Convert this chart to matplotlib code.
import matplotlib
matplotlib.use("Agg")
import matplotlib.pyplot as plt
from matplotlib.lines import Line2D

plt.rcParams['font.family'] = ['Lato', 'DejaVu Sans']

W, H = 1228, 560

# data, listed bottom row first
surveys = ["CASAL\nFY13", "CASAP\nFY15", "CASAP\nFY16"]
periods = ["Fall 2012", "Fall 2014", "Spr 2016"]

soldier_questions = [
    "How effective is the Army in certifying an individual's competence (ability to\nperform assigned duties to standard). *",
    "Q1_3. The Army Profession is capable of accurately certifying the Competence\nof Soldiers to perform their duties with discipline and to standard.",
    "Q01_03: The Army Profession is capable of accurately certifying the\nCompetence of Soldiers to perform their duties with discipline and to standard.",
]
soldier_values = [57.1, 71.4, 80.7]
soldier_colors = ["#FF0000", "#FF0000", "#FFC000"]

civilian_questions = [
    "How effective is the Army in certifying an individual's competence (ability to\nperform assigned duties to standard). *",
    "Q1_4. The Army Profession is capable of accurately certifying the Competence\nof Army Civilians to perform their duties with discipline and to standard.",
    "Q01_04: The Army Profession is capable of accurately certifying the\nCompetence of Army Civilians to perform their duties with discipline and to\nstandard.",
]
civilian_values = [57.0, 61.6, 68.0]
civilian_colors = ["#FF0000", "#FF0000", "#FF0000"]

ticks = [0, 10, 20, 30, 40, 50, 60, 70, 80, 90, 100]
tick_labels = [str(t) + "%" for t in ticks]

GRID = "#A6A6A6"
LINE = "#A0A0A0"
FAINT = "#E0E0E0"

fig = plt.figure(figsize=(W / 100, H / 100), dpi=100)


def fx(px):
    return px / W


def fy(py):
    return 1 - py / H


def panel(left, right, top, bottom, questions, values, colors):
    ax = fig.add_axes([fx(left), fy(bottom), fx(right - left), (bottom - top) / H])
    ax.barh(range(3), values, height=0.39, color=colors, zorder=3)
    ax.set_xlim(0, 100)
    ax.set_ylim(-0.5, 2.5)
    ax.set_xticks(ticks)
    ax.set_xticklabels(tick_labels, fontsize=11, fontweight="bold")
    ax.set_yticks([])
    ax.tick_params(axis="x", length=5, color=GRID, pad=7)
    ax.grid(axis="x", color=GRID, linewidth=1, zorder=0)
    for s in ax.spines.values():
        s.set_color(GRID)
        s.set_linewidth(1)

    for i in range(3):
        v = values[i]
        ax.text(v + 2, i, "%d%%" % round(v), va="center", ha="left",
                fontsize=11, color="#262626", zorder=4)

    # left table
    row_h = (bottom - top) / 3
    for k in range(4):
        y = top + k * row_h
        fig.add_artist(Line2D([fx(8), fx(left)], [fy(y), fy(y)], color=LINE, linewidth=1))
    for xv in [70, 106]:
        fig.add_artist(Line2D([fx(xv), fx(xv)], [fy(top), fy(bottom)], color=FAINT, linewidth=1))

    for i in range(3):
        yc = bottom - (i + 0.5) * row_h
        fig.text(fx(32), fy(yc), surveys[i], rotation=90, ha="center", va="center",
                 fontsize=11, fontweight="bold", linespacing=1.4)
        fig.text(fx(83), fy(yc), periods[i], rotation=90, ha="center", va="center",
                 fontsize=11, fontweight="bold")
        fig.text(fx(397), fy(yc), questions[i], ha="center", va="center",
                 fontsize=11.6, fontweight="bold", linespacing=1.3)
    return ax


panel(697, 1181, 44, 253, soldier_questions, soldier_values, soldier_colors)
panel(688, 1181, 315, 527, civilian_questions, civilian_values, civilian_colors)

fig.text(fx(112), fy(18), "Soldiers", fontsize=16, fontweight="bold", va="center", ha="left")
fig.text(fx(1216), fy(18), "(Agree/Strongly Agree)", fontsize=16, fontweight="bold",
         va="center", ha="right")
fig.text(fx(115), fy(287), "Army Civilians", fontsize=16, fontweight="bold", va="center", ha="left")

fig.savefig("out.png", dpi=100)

========

[PROBLEM DETAILS]: Word for word, quote all of the data above.

[CORRECT ANSWER]:
Convert this chart to matplotlib code.
import matplotlib
matplotlib.use("Agg")
import matplotlib.pyplot as plt
from matplotlib.lines import Line2D

plt.rcParams['font.family'] = ['Lato', 'DejaVu Sans']

W, H = 1228, 560

# data, listed bottom row first
surveys = ["CASAL\nFY13", "CASAP\nFY15", "CASAP\nFY16"]
periods = ["Fall 2012", "Fall 2014", "Spr 2016"]

soldier_questions = [
    "How effective is the Army in certifying an individual's competence (ability to\nperform assigned duties to standard). *",
    "Q1_3. The Army Profession is capable of accurately certifying the Competence\nof Soldiers to perform their duties with discipline and to standard.",
    "Q01_03: The Army Profession is capable of accurately certifying the\nCompetence of Soldiers to perform their duties with discipline and to standard.",
]
soldier_values = [57.1, 71.4, 80.7]
soldier_colors = ["#FF0000", "#FF0000", "#FFC000"]

civilian_questions = [
    "How effective is the Army in certifying an individual's competence (ability to\nperform assigned duties to standard). *",
    "Q1_4. The Army Profession is capable of accurately certifying the Competence\nof Army Civilians to perform their duties with discipline and to standard.",
    "Q01_04: The Army Profession is capable of accurately certifying the\nCompetence of Army Civilians to perform their duties with discipline and to\nstandard.",
]
civilian_values = [57.0, 61.6, 68.0]
civilian_colors = ["#FF0000", "#FF0000", "#FF0000"]

ticks = [0, 10, 20, 30, 40, 50, 60, 70, 80, 90, 100]
tick_labels = [str(t) + "%" for t in ticks]

GRID = "#A6A6A6"
LINE = "#A0A0A0"
FAINT = "#E0E0E0"

fig = plt.figure(figsize=(W / 100, H / 100), dpi=100)


def fx(px):
    return px / W


def fy(py):
    return 1 - py / H


def panel(left, right, top, bottom, questions, values, colors):
    ax = fig.add_axes([fx(left), fy(bottom), fx(right - left), (bottom - top) / H])
    ax.barh(range(3), values, height=0.39, color=colors, zorder=3)
    ax.set_xlim(0, 100)
    ax.set_ylim(-0.5, 2.5)
    ax.set_xticks(ticks)
    ax.set_xticklabels(tick_labels, fontsize=11, fontweight="bold")
    ax.set_yticks([])
    ax.tick_params(axis="x", length=5, color=GRID, pad=7)
    ax.grid(axis="x", color=GRID, linewidth=1, zorder=0)
    for s in ax.spines.values():
        s.set_color(GRID)
        s.set_linewidth(1)

    for i in range(3):
        v = values[i]
        ax.text(v + 2, i, "%d%%" % round(v), va="center", ha="left",
                fontsize=11, color="#262626", zorder=4)

    # left table
    row_h = (bottom - top) / 3
    for k in range(4):
        y = top + k * row_h
        fig.add_artist(Line2D([fx(8), fx(left)], [fy(y), fy(y)], color=LINE, linewidth=1))
    for xv in [70, 106]:
        fig.add_artist(Line2D([fx(xv), fx(xv)], [fy(top), fy(bottom)], color=FAINT, linewidth=1))

    for i in range(3):
        yc = bottom - (i + 0.5) * row_h
        fig.text(fx(32), fy(yc), surveys[i], rotation=90, ha="center", va="center",
                 fontsize=11, fontweight="bold", linespacing=1.4)
        fig.text(fx(83), fy(yc), periods[i], rotation=90, ha="center", va="center",
                 fontsize=11, fontweight="bold")
        fig.text(fx(397), fy(yc), questions[i], ha="center", va="center",
                 fontsize=11.6, fontweight="bold", linespacing=1.3)
    return ax


panel(697, 1181, 44, 253, soldier_questions, soldier_values, soldier_colors)
panel(688, 1181, 315, 527, civilian_questions, civilian_values, civilian_colors)

fig.text(fx(112), fy(18), "Soldiers", fontsize=16, fontweight="bold", va="center", ha="left")
fig.text(fx(1216), fy(18), "(Agree/Strongly Agree)", fontsize=16, fontweight="bold",
         va="center", ha="right")
fig.text(fx(115), fy(287), "Army Civilians", fontsize=16, fontweight="bold", va="center", ha="left")

fig.savefig("out.png", dpi=100)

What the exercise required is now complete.